Oh here's a good one... bad/good guy is in a room with several other guys and the camera pans outside the door (which always happens to have a frosted window in it) and you hear yelling and then a spatter of blood on the door window, and the door opens and it's just the bad/good guy left!
Or how about the cops show up, 10 guys at the door, and nobody thinks to put at least one at the back door when they knock and announced themselves?
various shows:
Captain: How long will the thing take?
Crew: three weeks?
Captain: You've got two days!
That's not good leadership, that's being an unrealistic ******.
I get your point, but I had this happen countless times in my time as an Army officer. I heard that all the time, when it came to our unit vehicles or equipment. I remember a Brigade XO yelling at me because we didn't have the right number of working TOW missile launchers for our Humvees. I explained one was coming from depot level, across the country. I heard that, "Have it up by tomorrow," and I had to go to his office, with flow charts, showing that we'd be lucky to see it in 3 months. I even had a list of the phone #s I'd called before coming over. He still didn't get it, and of course we were a launcher short the next day.

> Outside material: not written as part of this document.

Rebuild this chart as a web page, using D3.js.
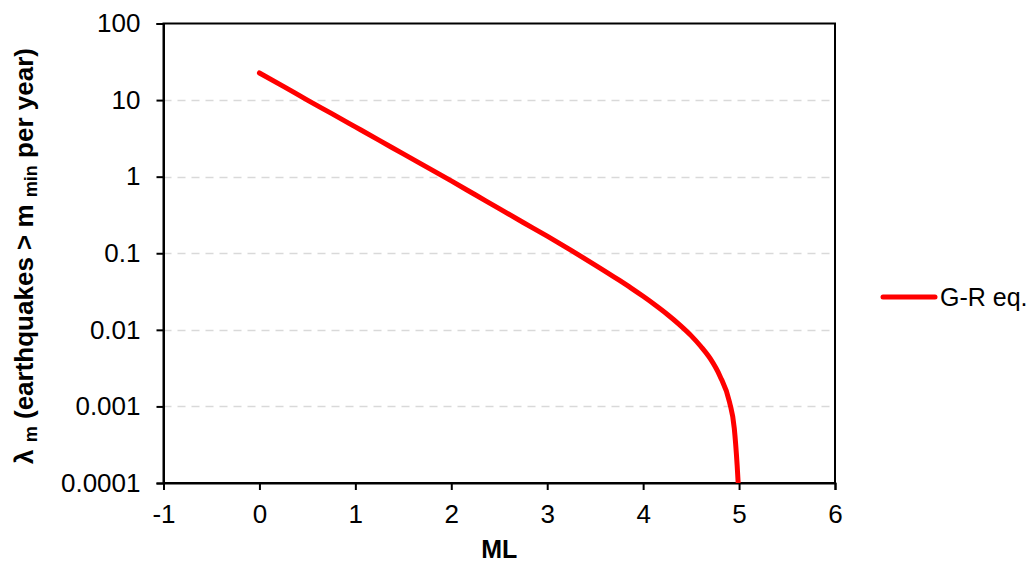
<!doctype html>
<html lang="en">
<head>
<meta charset="utf-8">
<title>G-R recurrence</title>
<script src="https://cdn.jsdelivr.net/npm/d3@7"></script>
<style>
  body { margin: 0; background: #fff; }
  text { font-family: "Liberation Sans", Arial, sans-serif; }
</style>
</head>
<body>
<script>

// Data
var magnitudes = [0, 0.25, 0.5, 0.75, 1, 1.25, 1.5, 1.75, 2, 2.25, 2.5, 2.75, 3, 3.25, 3.5, 3.75, 3.875, 4, 4.125, 4.25, 4.375, 4.5, 4.6, 4.7, 4.8, 4.9, 4.95, 4.98, 4.995];
var rates = [22.6, 15.1, 10.0, 6.7, 4.47, 2.98, 1.98, 1.32, 0.88, 0.58, 0.382, 0.252, 0.167, 0.109, 0.0702, 0.0445, 0.0351, 0.0274, 0.0211, 0.0160, 0.0118, 0.0084, 0.0061, 0.0042, 0.0025, 0.00114, 0.00052, 0.00017, 0.00008];
var xTicks = [-1, 0, 1, 2, 3, 4, 5, 6];
var yTicks = [0.0001, 0.001, 0.01, 0.1, 1, 10, 100];
var yTickLabels = ["0.0001", "0.001", "0.01", "0.1", "1", "10", "100"];
var seriesName = "G-R eq.";

var dataset = magnitudes.map(function(m, i) { return {m: m, r: rates[i]}; });

// Graphics
var outerWidth = 1035, outerHeight = 565;
var plot = {left: 163.5, top: 23.5, right: 835, bottom: 483};

var svg = d3.select("body").append("svg")
  .attr("width", outerWidth)
  .attr("height", outerHeight);

var xScale = d3.scaleLinear()
  .domain([-1, 6])
  .range([plot.left, plot.right]);

var yScale = d3.scaleLog()
  .domain([0.0001, 100])
  .range([plot.bottom, plot.top]);

// gridlines
svg.append("g")
  .selectAll("line")
  .data(yTicks.filter(function(d) { return d > 0.0001 && d < 100; }))
  .enter().append("line")
  .attr("x1", plot.left)
  .attr("x2", plot.right)
  .attr("y1", function(d) { return Math.round(yScale(d)) + 0.5; })
  .attr("y2", function(d) { return Math.round(yScale(d)) + 0.5; })
  .attr("stroke", "#d9d9d9")
  .attr("stroke-width", 1.5)
  .attr("stroke-dasharray", "8,6");

// frame
svg.append("rect")
  .attr("x", plot.left)
  .attr("y", plot.top)
  .attr("width", plot.right - plot.left)
  .attr("height", plot.bottom - plot.top)
  .attr("fill", "none")
  .attr("stroke", "#000")
  .attr("stroke-width", 2);

// axes
var xAxis = d3.axisBottom(xScale)
  .tickValues(xTicks)
  .tickSize(7)
  .tickPadding(15)
  .tickFormat(function(d) { return String(d); });

var yAxis = d3.axisLeft(yScale)
  .tickValues(yTicks)
  .tickSize(7)
  .tickPadding(16)
  .tickFormat(function(d, i) { return yTickLabels[i]; });

var gx = svg.append("g")
  .attr("transform", "translate(0," + plot.bottom + ")")
  .call(xAxis);

var gy = svg.append("g")
  .attr("transform", "translate(" + plot.left + ",0)")
  .call(yAxis);

[gx, gy].forEach(function(g) {
  g.select(".domain").attr("stroke", "#000").attr("stroke-width", 2);
  g.selectAll(".tick line").attr("stroke", "#000").attr("stroke-width", 2);
  g.selectAll(".tick text")
    .attr("fill", "#000")
    .attr("font-size", "26px")
    .attr("font-family", "Liberation Sans, Arial, sans-serif");
});

// clip
svg.append("clipPath").attr("id", "clip")
  .append("rect")
  .attr("x", plot.left)
  .attr("y", plot.top)
  .attr("width", plot.right - plot.left)
  .attr("height", plot.bottom - plot.top);

var line = d3.line()
  .x(function(d) { return xScale(d.m); })
  .y(function(d) { return yScale(d.r); })
  .curve(d3.curveMonotoneX);

svg.append("path")
  .datum(dataset)
  .attr("clip-path", "url(#clip)")
  .attr("d", line)
  .attr("fill", "none")
  .attr("stroke", "#ff0000")
  .attr("stroke-width", 5)
  .attr("stroke-linecap", "round")
  .attr("stroke-linejoin", "round");

// axis titles
svg.append("text")
  .attr("x", (plot.left + plot.right) / 2)
  .attr("y", 558)
  .attr("text-anchor", "middle")
  .attr("font-size", "25px")
  .attr("font-weight", "bold")
  .text("ML");

var yTitle = svg.append("text")
  .attr("transform", "translate(33,256) rotate(-90)")
  .attr("text-anchor", "middle")
  .attr("font-size", "26px")
  .attr("font-weight", "bold");
yTitle.append("tspan").text("λ ");
yTitle.append("tspan").attr("font-size", "18px").attr("dy", 4).text("m");
yTitle.append("tspan").attr("dy", -4).text(" (earthquakes > m ");
yTitle.append("tspan").attr("font-size", "18px").attr("dy", 4).text("min");
yTitle.append("tspan").attr("dy", -4).text(" per year)");

// legend
var legend = svg.append("g").attr("transform", "translate(883,297)");
legend.append("line")
  .attr("x1", 0).attr("x2", 52)
  .attr("y1", 0).attr("y2", 0)
  .attr("stroke", "#ff0000")
  .attr("stroke-width", 5)
  .attr("stroke-linecap", "round");
legend.append("text")
  .attr("x", 57)
  .attr("y", 9)
  .attr("font-size", "25px")
  .text(seriesName);

</script>
</body>
</html>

If you've ever seen the series, "Generation Kill" where they go into combat lacking all kinds of stuff you'd expect them to have, you'll know what I mean. And that is pretty common in the military. Heck, I once went to gunnery exercise and blew a tire on our Humvee. We didn't have spares on any vehicles and my unit wouldn't send us one! I had to steal a tire off another Humvee to get around.
Heck, I'd gone in the field without:
-MREs
-Water
-Batteries for night vision
-Blank ammo for training exercises
-Vehicles (seriously, several of us crossed the country to be range officials at a huge wargame and were left stranded at the airport, never having been given authority to rent vehicles with our government credit cards. I had to call a Colonel and tell them we'd be waiting at the airport as long as it took them to send someone, and they thought we were bluffing or something, they didn't send anyone for a day)
Training aids of any kind (my favorite was doing NBC drills and using pens and
sticks to stand in for atropine injectors!)
In the military, you're given
completely unrealistic orders all the time. I'm certain that others in this forum who have served will back me up on that.